Add to this the significant increase in traffic volumes, particularly of heavy traffic, and our roads are starting to tell us that they need a real boost of enhanced maintenance before they break down all together. You can only sweat the asset for so long.
Through the One Network Road Classification, all highways are categorised a certain way and each category is funded to deliver an expected level of service.
These levels of service are: value for money, safety, resilience, amenity, travel time reliability and accessibility. All categories of roads in Northland are funded under the same formula as the same categories in Canterbury and Waikato.
Most of us know the roading issue in Northland is different. We have challenging topography and geology and the raw material we work with is much more difficult.
These combined with weather extremes in drought and rain that open our sealed roads, make for a higher cost per kilometre of construction and maintenance than the rest of the country.
So while we are funded the same, we do not get as much bang for our buck - and that has nothing to do with the performance of roading engineers and contractors.
They perform against budget and performance indicators and, in that respect, do a pretty good job within the funds available.

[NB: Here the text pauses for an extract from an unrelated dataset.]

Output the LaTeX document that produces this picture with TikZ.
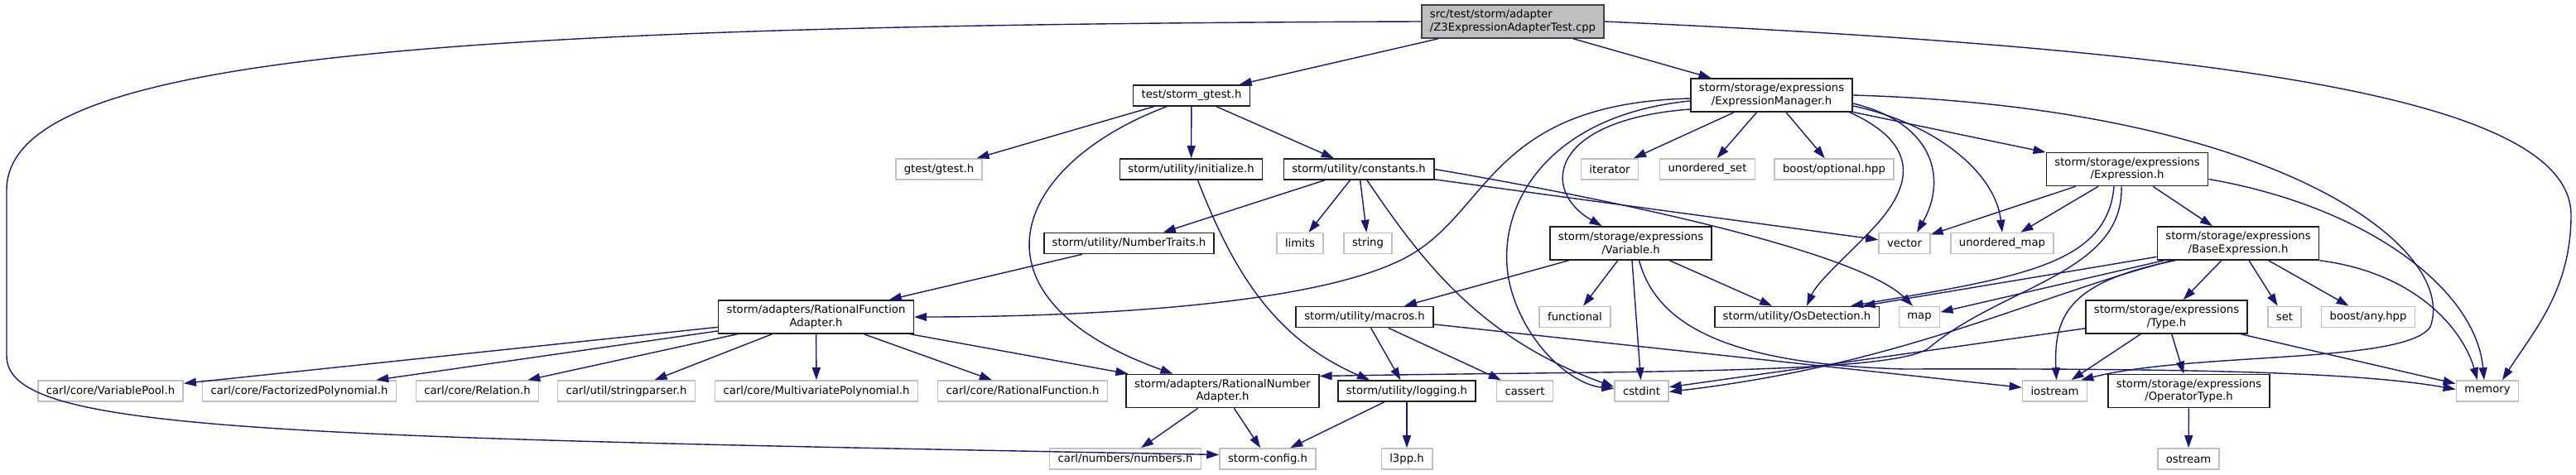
\documentclass[tikz,border=0pt]{standalone}
\usepackage{fontspec}
\setmainfont{DejaVu Sans}
\usetikzlibrary{arrows.meta}
\definecolor{linkc}{HTML}{191970}
\definecolor{framec}{HTML}{202020}
\definecolor{extc}{HTML}{BFBFBF}
\tikzset{>={Triangle[length=15pt,width=10pt]},
  every node/.style={font=\fontsize{13.2}{15.4}\selectfont},
  hdr/.style={draw=framec,line width=1.6pt,fill=white,inner xsep=10pt,
    inner ysep=2pt,minimum height=25pt,align=center},
  sys/.style={hdr,draw=extc},
  twoline/.style={hdr,minimum height=40pt},
  rootbox/.style={twoline,draw=framec!85,fill=extc,align=left},
  dep/.style={->,draw=linkc,line width=1.4pt}}

\begin{document}
\begin{tikzpicture}[x=1pt,y=-1pt]
\useasboundingbox (0,0) rectangle (3111,573);
% files
\node[rootbox] (src) at (1827,26) {src/test/storm/adapter\\/Z3ExpressionAdapterTest.cpp};
\node[hdr] (sgt) at (1439,115.5) {test/storm\_gtest.h};
\node[twoline] (em) at (2139.5,115) {storm/storage/expressions\\/ExpressionManager.h};
\node[sys] (gt) at (1134,204.5) {gtest/gtest.h};
\node[hdr] (init) at (1438.5,204.5) {storm/utility/initialize.h};
\node[hdr] (const) at (1641,204.5) {storm/utility/constants.h};
\node[sys] (iter) at (1944,204.5) {iterator};
\node[sys] (uset) at (2062,204.5) {unordered\_set};
\node[sys] (opt) at (2215,204.5) {boost/optional.hpp};
\node[twoline] (expr) at (2569,204.5) {storm/storage/expressions\\/Expression.h};
\node[hdr] (ntr) at (1363.5,294) {storm/utility/NumberTraits.h};
\node[sys] (lim) at (1570,294) {limits};
\node[sys] (str) at (1652,294) {string};
\node[twoline] (var) at (1969.5,294) {storm/storage/expressions\\/Variable.h};
\node[sys] (vec) at (2300,294) {vector};
\node[sys] (umap) at (2418,294) {unordered\_map};
\node[twoline] (base) at (2703,294) {storm/storage/expressions\\/BaseExpression.h};
\node[twoline] (rfa) at (985.5,383) {storm/adapters/RationalFunction\\Adapter.h};
\node[hdr] (mac) at (1648,383) {storm/utility/macros.h};
\node[sys] (func) at (1902,383) {functional};
\node[hdr] (os) at (2170,383) {storm/utility/OsDetection.h};
\node[sys] (map) at (2318,383) {map};
\node[twoline] (type) at (2616.5,383) {storm/storage/expressions\\/Type.h};
\node[sys] (set) at (2759,383) {set};
\node[sys] (any) at (2860,383) {boost/any.hpp};
\node[sys] (vp) at (133.5,472.5) {carl/core/VariablePool.h};
\node[sys] (fp) at (361.5,472.5) {carl/core/FactorizedPolynomial.h};
\node[sys] (rel) at (576.5,472.5) {carl/core/Relation.h};
\node[sys] (sp) at (756.5,472.5) {carl/util/stringparser.h};
\node[sys] (mp) at (986,472.5) {carl/core/MultivariatePolynomial.h};
\node[sys] (rf) at (1235,472.5) {carl/core/RationalFunction.h};
\node[twoline] (rna) at (1476.5,472.5) {storm/adapters/RationalNumber\\Adapter.h};
\node[hdr] (log) at (1699,472.5) {storm/utility/logging.h};
\node[sys] (cas) at (1841.5,472.5) {cassert};
\node[sys] (cint) at (1982.5,472.5) {cstdint};
\node[sys] (ios) at (2481.5,472.5) {iostream};
\node[twoline] (opty) at (2643.5,472.5) {storm/storage/expressions\\/OperatorType.h};
\node[sys] (mem) at (3004,472.5) {memory};
\node[sys] (num) at (1359,554.5) {carl/numbers/numbers.h};
\node[sys] (cfg) at (1531,554.5) {storm-config.h};
\node[sys] (l3) at (1699,554.5) {l3pp.h};
\node[sys] (ostr) at (2643,554.5) {ostream};
% includes of the test file
\draw[dep] (src)--(sgt);
\draw[dep] (src)--(em);
\draw[dep] (src.west) .. controls (500,30) and (8,70) .. (8,230) -- (8,430) .. controls (8,520) and (300,528) .. ([yshift=5pt]cfg.west);
\draw[dep] (src.east) .. controls (2700,60) and (3105,120) .. (3105,260) .. controls (3105,350) and (3060,400) .. ([xshift=18pt]mem.north);
% storm_gtest
\draw[dep] (sgt)--(gt);
\draw[dep] (sgt)--(init);
\draw[dep] (sgt)--(const);
\draw[dep] ([xshift=-30pt]sgt.south) .. controls (1220,200) and (1160,360) .. ([xshift=-60pt]rna.north);
% utility
\draw[dep] ([xshift=8pt]init.south) .. controls (1490,330) and (1540,410) .. ([xshift=-45pt]log.north);
\draw[dep] (const)--(ntr);
\draw[dep] (const)--(lim);
\draw[dep] (const)--(str);
\draw[dep] (const)--(vec);
\draw[dep] (const.east) .. controls (2000,250) and (2250,310) .. ([xshift=-8pt]map.north);
\draw[dep] ([xshift=10pt]const.south) .. controls (1720,320) and (1790,410) .. ([yshift=5pt]cint.west);
\draw[dep] (ntr)--(rfa);
% ExpressionManager
\draw[dep] ([yshift=-4pt]em.west) .. controls (1800,125) and (1800,255) .. (1700,310) .. controls (1580,376) and (1250,383) .. (rfa.east);
\draw[dep] ([yshift=-7pt]em.west) .. controls (1860,140) and (1800,260) .. (1825,350) .. controls (1845,420) and (1900,465) .. ([yshift=3pt]cint.west);
\draw[dep] ([yshift=-17pt]em.west) .. controls (1870,145) and (1860,230) .. ([xshift=-35pt]var.north);
\draw[dep] (em)--(iter);
\draw[dep] (em)--(uset);
\draw[dep] (em)--(opt);
\draw[dep] (em)--(expr);
\draw[dep] ([yshift=-10pt]em.east) .. controls (2340,150) and (2350,220) .. ([xshift=15pt]vec.north);
\draw[dep] ([yshift=-13pt]em.east) .. controls (2340,150) and (2410,210) .. (umap.north);
\draw[dep] ([xshift=-4pt]em.south east) .. controls (2320,175) and (2310,225) .. (2262,276) .. controls (2230,310) and (2195,340) .. ([xshift=12pt]os.north);
\draw[dep] (em.east) .. controls (2750,130) and (2970,300) .. (2935,395) .. controls (2905,440) and (2650,425) .. ([xshift=-8pt]ios.north east);
% Expression
\draw[dep] (expr)--(vec);
\draw[dep] (expr)--(umap);
\draw[dep] (expr)--(base);
\draw[dep] ([xshift=-16pt]expr.south) .. controls (2545,320) and (2440,335) .. ([xshift=-35pt]os.north east);
\draw[dep] ([xshift=-7pt]expr.south) .. controls (2565,330) and (2420,345) .. (2330,420) .. controls (2290,453) and (1950,448) .. ([yshift=18pt]rna.east);
\draw[dep] ([yshift=-12pt]expr.east) .. controls (2860,250) and (2990,350) .. ([xshift=-4pt]mem.north);
% Variable
\draw[dep] (var)--(mac);
\draw[dep] (var)--(func);
\draw[dep] (var)--(cint);
\draw[dep] (var)--(os);
\draw[dep] ([xshift=10pt]var.south) .. controls (2000,390) and (2080,440) .. (2300,446) .. controls (2650,445) and (2850,450) .. ([yshift=2pt]mem.west);
% BaseExpression
\draw[dep] (base)--(type);
\draw[dep] (base)--(set);
\draw[dep] (base)--(any);
\draw[dep] (base)--(os);
\draw[dep] (base)--(map);
\draw[dep] ([xshift=-80pt]base.south) .. controls (2450,360) and (2300,440) .. ([yshift=-1pt]cint.east);
\draw[dep] ([xshift=-76pt]base.south) .. controls (2500,340) and (2480,380) .. ([xshift=2pt]ios.north);
\draw[dep] (base.south east) .. controls (2920,330) and (2975,400) .. ([xshift=-12pt]mem.north);
% Type
\draw[dep] (type)--(ios);
\draw[dep] (type)--(opty);
\draw[dep] (type)--(mem);
\draw[dep] (type)--(cint);
\draw[dep] (opty)--(ostr);
% macros, logging
\draw[dep] (mac)--(log);
\draw[dep] (mac)--(cas);
\draw[dep] (mac)--(ios);
\draw[dep] (log)--(cfg);
\draw[dep] (log)--(l3);
% adapters
\draw[dep] (rfa)--(vp);
\draw[dep] (rfa)--(fp);
\draw[dep] (rfa)--(rel);
\draw[dep] (rfa)--(sp);
\draw[dep] (rfa)--(mp);
\draw[dep] (rfa)--(rf);
\draw[dep] (rfa)--(rna);
\draw[dep] (rna)--(num);
\draw[dep] (rna)--(cfg);
\end{tikzpicture}
\end{document}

The balance between capital and maintenance has tipped and we are not spending enough money on maintaining our roads. The AA considers there is around $900 million in backlog of national road maintenance and Northland needs a disproportionately higher amount of that to get to a level playing field.
The evidence of this is stark. Northland's road use is up 31 per cent over the past 10 years with the majority of this in heavy traffic, while pavement and seal funding has stayed relatively static.
Skid resistance and road roughness are overall at a lesser standard than the rest of the country and our death and serious injury rates because of head-on and run-off-road crashes are the highest in the country.
Increasing heavy traffic on rougher and more slippery roads does not make our roads safer. We are not a basket case but we have a special case for enhanced road maintenance on Northland roads.
• John Williamson is chairman of Roadsafe Northland and Northland Road Safety Trust, a former national councillor for NZ Automobile Association and former Whangārei District Council member.